Items (v) and (vi), together with Lemma 2.9(ii), show that X does not satisfy the SLC. Figure 18 depicts all the above, but only showing subsequences \(A_i\) (\(i\in I\)), and \(B_j,C_j\) (\(j\in J\)) with monotone y-coordinates (with the y-coordinates of \(A_i,C_j\) increasing, and those of \(B_j\) decreasing).

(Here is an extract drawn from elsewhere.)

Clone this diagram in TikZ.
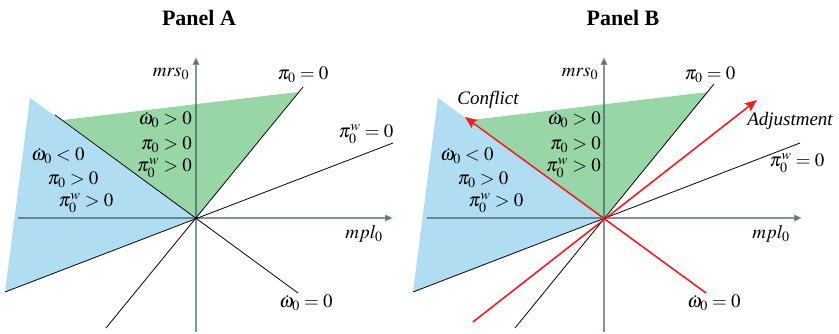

Finally, the BPP follows quickly from the properties of the \(\alpha _i,\beta _i,\gamma _i\) sequences. Indeed, let \(D\in \mathscr {A}_X\) be arbitrary, and fix some \(w\in \Pi _X(D)\). Write \(w=F_1\cdots F_k\), where \(F_1,\ldots ,F_k\in X\), so that \({D=F_1+\cdots +F_k}\). Now consider the real number \({\psi (D)\in M}\), and let \(l\in \mathbb P\) be such that \(\psi (D)\in B(l)\); the set \(B(l)\subseteq M\) was defined just before Proposition A.2. Now, \(\psi (D)=\psi (F_1)+\cdots +\psi (F_k)\), and \(\psi (F_1),\ldots ,\psi (F_k)\) all belong to \(\Sigma =\{ {\alpha _i,\beta _i,\gamma _i} : {i\in \mathbb P} \}\). This means that \(\psi (D)\in S_k(\Sigma )\cap B(l)\), and so Proposition A.2 gives \(\ell (w)=k\le n_l=l+l^3\). This shows that the set \(\{ {\ell (w)} : {w\in \Pi _X(D)} \}\) is contained in \(\{1,\ldots ,n_l\}\), and hence is finite. Since \(D\in \mathscr {A}_X\) was arbitrary, the BPP has been established.